== REQUIREMENT ==
From the first line of the data down to and including the line with "const yTicks = [0, 5, 10, 15, 20, 25];", copy everything exactly, leaving out pictures.

== SUPPLIED INFORMATION ==
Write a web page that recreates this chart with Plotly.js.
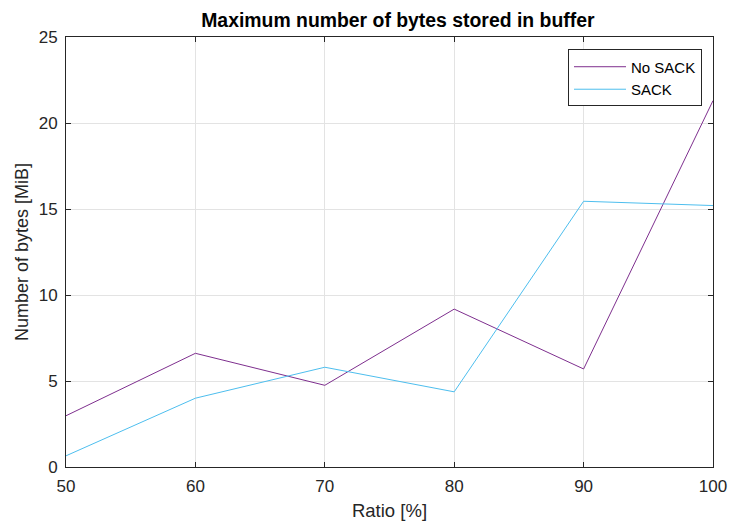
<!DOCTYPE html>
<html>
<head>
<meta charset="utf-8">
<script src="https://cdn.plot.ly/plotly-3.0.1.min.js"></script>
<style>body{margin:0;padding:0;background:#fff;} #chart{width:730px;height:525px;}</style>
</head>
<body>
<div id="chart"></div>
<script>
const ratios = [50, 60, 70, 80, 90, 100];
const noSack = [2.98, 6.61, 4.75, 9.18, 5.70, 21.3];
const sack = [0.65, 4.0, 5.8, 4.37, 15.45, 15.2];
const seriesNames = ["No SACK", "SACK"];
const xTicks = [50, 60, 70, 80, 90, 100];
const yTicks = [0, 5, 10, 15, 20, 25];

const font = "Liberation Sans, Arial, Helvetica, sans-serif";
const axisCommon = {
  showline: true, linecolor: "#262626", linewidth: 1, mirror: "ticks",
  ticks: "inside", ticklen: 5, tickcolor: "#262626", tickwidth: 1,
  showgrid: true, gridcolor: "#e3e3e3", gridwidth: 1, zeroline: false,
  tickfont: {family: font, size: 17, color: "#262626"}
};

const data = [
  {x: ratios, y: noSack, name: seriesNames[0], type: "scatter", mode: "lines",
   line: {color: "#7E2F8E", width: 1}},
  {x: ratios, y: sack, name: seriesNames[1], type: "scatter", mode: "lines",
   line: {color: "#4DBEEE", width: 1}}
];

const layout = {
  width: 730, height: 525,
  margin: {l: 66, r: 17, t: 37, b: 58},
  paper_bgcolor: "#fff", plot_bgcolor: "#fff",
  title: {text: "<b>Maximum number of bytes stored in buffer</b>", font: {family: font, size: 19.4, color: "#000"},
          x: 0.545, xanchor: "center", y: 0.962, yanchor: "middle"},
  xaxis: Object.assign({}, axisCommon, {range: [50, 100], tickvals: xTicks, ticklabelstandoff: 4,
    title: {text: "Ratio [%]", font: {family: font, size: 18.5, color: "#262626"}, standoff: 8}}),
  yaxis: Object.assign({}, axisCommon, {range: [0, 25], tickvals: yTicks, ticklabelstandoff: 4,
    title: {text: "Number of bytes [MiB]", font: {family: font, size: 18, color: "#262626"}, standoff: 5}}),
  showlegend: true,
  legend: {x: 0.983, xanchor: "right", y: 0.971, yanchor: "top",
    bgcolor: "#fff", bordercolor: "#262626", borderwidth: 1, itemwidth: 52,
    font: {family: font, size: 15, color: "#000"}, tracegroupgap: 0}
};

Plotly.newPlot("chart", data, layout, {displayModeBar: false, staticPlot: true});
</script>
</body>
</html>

== EXPECTED OUTPUT ==
Write a web page that recreates this chart with Plotly.js.
<!DOCTYPE html>
<html>
<head>
<meta charset="utf-8">
<script src="https://cdn.plot.ly/plotly-3.0.1.min.js"></script>
<style>body{margin:0;padding:0;background:#fff;} #chart{width:730px;height:525px;}</style>
</head>
<body>
<div id="chart"></div>
<script>
const ratios = [50, 60, 70, 80, 90, 100];
const noSack = [2.98, 6.61, 4.75, 9.18, 5.70, 21.3];
const sack = [0.65, 4.0, 5.8, 4.37, 15.45, 15.2];
const seriesNames = ["No SACK", "SACK"];
const xTicks = [50, 60, 70, 80, 90, 100];
const yTicks = [0, 5, 10, 15, 20, 25];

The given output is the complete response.